I was just wondering if anyone knew someone with the "right" friends. That is all.
Brian
Link Posted: 4/20/2001 11:17:40 PM EDT
[#13]
Ever think about applying for a job at the building/office in question ??? mailclerk/janitor...get my drift ???
Link Posted: 4/20/2001 11:20:47 PM EDT
[#14]
Quoted:
Ever think about applying for a job at the building/office in question ??? mailclerk/janitor...get my drift ???
View Quote

yes i have, but I am located way down here in Fla, and it is up in Elizabeth, NJ. Besides, they probably run some background check to stop people like me. The info is possibly at the hospital also, but not likely.  

BTW, I see you are in Pennsylvania. Any thoughts of taking a road trip to NJ in the near future. If so, maybe we should talk.
Link Posted: 4/20/2001 11:57:56 PM EDT
[#15]
Quoted:
Quoted:
Ever think about applying for a job at the building/office in question ??? mailclerk/janitor...get my drift ???
View Quote

yes i have, but I am located way down here in Fla, and it is up in Elizabeth, NJ. Besides, they probably run some background check to stop people like me. The info is possibly at the hospital also, but not likely.  

BTW, I see you are in Pennsylvania. Any thoughts of taking a road trip to NJ in the near future.
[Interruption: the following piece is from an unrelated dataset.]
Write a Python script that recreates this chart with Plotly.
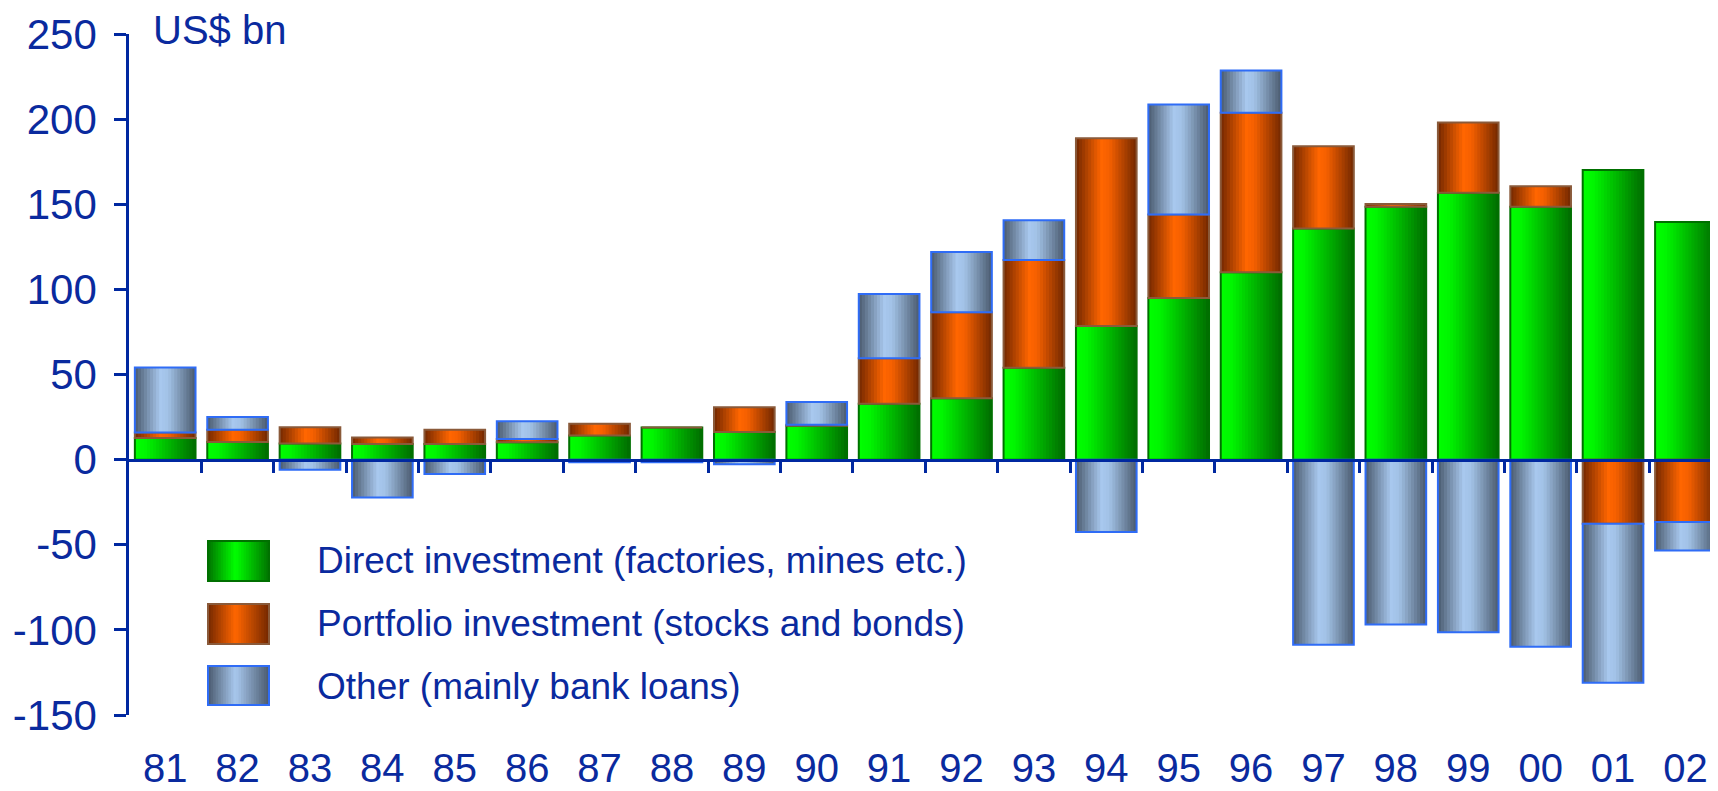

If so, maybe we should talk.
View Quote
          I got a brother that is a computer wiz.Part of his job requirements is to try to hack his way into his clients computers.He uses a laptop and has a mega-buck hack program that his employer supplied him with.He is employed by an internationally known company and frequently travels overseas to analyze clients computer weaknesses.He is very good at his work but I am not certain if he could/would do as you wish.
Link Posted: 4/21/2001 12:05:17 AM EDT
[#16]
Hmmm...Tell ya what...Why don't ya send me the 400 bucks awhile and I'll see what I can do................[}:)]                                              Just kidding...I'll drop you an e-mail & you can get back to me...
Link Posted: 4/21/2001 1:56:23 PM EDT
[#17]
For me to say that you are not adopted so you dont know what the hell you are talking about, would be wrong. No different than anti gunners saying no need to own firearms. The answer is, dont buy a gun. If an adoptee doesnt want to know his/her past, then that is their choice. If however, they want the truth, then that is also their choice. We all have opinions about every subject.
View Quote


Well, you make a good point here Jeepboy. Good luck in your quest.